Two boldface names in wonk circles say electric vehicle growth won’t inevitably require the U.S. to be overwhelmingly reliant on China.

Driving the news: A new essay by Brian Deese, ex-head of President Joe Biden’s National Economic Council, and Columbia University’s Jason Bordoff lays out why EVs and other climate-friendly tech don’t simply replace oil reliance with a new form of resource insecurity.

Why it matters: China is now a dominant supplier of several key battery materials. The jointly-written piece in Foreign Policy comes as Donald Trump and other Republicans are attacking White House EV policies, calling them a sop to Beijing in attack lines sure to resurface in the 2024 election.

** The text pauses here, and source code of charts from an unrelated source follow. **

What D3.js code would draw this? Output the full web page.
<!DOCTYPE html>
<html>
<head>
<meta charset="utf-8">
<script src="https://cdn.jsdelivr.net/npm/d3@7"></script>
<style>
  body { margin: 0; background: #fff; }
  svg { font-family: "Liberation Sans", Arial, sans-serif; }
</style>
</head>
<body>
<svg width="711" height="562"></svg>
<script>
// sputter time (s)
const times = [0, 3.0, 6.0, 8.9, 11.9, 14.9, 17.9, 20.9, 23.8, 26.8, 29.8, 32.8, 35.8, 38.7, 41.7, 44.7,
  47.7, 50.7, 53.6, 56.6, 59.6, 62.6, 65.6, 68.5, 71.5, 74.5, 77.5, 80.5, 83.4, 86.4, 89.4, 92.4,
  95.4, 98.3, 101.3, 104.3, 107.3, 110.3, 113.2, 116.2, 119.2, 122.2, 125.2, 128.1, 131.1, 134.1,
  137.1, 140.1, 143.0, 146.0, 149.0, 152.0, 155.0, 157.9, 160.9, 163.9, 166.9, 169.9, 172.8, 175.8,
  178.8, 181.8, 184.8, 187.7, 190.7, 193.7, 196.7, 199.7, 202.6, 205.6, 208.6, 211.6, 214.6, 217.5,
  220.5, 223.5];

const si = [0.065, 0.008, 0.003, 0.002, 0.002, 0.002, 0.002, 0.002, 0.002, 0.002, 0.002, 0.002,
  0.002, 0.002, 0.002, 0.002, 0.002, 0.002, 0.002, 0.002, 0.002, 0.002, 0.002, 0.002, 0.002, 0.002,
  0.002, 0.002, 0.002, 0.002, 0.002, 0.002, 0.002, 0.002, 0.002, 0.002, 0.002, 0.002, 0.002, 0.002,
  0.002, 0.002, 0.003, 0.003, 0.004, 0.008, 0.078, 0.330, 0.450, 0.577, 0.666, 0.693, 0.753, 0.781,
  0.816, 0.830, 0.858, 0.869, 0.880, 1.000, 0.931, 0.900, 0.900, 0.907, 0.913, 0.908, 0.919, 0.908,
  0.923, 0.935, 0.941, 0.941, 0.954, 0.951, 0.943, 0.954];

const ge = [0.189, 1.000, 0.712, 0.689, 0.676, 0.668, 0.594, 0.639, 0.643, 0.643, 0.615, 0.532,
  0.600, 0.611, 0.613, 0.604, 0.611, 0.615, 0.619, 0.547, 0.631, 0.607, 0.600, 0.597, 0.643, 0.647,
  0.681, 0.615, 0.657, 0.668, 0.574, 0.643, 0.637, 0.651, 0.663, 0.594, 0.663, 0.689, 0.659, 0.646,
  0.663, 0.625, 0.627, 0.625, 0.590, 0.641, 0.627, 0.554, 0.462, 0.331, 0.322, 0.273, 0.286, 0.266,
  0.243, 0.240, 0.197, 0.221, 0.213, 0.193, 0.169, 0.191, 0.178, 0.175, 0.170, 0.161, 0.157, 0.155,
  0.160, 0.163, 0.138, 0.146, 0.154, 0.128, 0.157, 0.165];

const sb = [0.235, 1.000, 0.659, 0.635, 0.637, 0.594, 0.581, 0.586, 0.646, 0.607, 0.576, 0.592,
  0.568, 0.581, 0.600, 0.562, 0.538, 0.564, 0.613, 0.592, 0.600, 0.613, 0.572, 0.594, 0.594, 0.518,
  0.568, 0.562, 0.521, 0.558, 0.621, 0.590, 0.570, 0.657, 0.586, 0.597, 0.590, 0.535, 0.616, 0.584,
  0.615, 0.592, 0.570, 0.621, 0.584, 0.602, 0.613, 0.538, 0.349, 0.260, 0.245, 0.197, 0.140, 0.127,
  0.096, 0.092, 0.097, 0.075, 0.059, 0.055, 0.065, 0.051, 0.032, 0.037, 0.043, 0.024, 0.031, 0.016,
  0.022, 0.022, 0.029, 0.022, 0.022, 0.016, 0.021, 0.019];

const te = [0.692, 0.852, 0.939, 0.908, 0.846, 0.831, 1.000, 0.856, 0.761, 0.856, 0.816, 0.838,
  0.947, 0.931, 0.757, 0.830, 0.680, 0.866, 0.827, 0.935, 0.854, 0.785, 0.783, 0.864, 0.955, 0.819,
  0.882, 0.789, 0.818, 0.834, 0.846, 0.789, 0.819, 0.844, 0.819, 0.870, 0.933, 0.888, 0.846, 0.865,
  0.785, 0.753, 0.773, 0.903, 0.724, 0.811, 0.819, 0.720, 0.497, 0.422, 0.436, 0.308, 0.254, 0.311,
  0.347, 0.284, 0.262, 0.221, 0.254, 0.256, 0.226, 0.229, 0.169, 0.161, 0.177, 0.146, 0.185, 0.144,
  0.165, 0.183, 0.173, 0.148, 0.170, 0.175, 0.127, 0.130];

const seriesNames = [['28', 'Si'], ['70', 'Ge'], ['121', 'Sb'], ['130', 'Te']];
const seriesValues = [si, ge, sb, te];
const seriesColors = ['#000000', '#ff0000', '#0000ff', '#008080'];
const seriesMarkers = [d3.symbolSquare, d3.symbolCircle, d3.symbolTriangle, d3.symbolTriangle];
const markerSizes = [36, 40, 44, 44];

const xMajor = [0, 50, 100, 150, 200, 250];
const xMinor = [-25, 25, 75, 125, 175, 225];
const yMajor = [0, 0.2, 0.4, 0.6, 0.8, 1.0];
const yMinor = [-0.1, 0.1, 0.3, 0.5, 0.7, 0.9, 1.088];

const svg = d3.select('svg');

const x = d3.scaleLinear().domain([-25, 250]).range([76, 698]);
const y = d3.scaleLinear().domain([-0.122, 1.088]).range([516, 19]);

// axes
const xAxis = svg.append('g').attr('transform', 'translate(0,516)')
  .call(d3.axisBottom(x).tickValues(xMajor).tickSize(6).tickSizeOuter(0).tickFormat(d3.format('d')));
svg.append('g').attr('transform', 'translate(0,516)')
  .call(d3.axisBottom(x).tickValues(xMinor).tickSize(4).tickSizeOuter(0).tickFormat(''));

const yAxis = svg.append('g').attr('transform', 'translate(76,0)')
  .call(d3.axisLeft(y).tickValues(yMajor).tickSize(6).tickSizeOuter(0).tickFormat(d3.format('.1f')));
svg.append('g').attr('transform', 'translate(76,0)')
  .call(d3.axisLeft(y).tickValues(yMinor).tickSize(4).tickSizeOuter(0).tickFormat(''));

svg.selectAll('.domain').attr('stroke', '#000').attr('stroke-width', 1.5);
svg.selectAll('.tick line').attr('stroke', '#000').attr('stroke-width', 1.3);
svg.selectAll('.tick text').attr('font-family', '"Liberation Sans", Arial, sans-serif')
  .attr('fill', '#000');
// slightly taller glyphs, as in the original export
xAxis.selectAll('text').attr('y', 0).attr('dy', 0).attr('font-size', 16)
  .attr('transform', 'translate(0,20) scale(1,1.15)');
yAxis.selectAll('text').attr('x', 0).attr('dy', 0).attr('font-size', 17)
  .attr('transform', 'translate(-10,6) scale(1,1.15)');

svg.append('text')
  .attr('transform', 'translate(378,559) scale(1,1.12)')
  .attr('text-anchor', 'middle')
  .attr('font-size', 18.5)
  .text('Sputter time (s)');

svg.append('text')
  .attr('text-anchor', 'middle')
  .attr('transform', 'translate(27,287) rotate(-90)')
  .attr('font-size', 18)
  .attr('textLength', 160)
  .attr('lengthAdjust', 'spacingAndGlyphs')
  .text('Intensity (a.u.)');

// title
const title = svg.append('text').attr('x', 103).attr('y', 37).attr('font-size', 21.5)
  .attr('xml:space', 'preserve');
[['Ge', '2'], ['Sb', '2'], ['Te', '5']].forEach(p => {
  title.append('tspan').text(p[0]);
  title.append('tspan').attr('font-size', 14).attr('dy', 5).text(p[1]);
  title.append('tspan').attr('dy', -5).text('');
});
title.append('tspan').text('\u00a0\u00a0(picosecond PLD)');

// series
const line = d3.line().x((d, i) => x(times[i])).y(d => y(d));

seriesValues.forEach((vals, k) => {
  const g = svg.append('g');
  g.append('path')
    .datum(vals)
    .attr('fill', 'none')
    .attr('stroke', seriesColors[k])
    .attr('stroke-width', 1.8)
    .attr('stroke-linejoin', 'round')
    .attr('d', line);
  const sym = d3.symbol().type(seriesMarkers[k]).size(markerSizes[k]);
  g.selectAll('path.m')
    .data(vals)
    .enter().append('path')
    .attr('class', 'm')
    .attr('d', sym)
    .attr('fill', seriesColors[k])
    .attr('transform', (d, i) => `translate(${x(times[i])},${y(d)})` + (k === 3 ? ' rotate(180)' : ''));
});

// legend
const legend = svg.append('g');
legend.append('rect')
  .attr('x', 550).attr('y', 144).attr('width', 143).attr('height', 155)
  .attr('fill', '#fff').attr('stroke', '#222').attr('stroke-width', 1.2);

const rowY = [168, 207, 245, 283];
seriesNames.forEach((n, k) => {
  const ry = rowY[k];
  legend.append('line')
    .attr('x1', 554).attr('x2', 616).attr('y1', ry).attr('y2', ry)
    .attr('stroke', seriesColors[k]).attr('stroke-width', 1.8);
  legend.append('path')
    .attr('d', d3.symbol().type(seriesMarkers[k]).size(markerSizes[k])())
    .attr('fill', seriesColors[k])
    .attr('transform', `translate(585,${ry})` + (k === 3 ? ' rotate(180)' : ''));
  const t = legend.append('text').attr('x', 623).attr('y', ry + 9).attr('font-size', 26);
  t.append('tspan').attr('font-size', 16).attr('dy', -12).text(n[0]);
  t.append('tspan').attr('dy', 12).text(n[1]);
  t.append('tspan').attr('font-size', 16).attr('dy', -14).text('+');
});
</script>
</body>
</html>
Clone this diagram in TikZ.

Zoom out: Beyond politics, geopolitical risks stemming from China’s outsized role in EV battery and related materials production, and renewable supply chains, is a concern dogging the energy transition.

What they’re saying: Bordoff — an Obama-era White House energy aide — and Deese lay out why “the risks of import dependence for energy storage needs are not nearly as severe as those for oil.”

  • Innovation gives lots of cards to play. For instance, abundant fast-charging enables smaller batteries, curbing the need for ever larger and more mineral-intensive ones in a fight for more range. And battery chemistry changes can diversify the types of materials used and extend range.
  • Minerals are far more diverse than oil. They note that huge amounts of lithium, copper and nickel are found in democracies. Meanwhile, China’s dominance is mainly its role in refining, processing, and battery manufacturing — industries that can be recreated elsewhere — rather than raw material extraction a la Saudi Arabian or Russian oil.
  • Oil supply disruptions create a bigger jolt. Battery supply chain risks are real, but “minerals and batteries are inputs to manufactured products, not the daily flow of energy that keeps our lives running.”

Reality check: Turning vision into reality is another thing entirely.

  • The authors emphasize the need for permitting law changes to boost U.S. mining and processing. And smart diplomacy is required to diversify mining, refining and processing.

The bottom line: “None of these steps is easy, but all are well within the United States’ reach,” they write.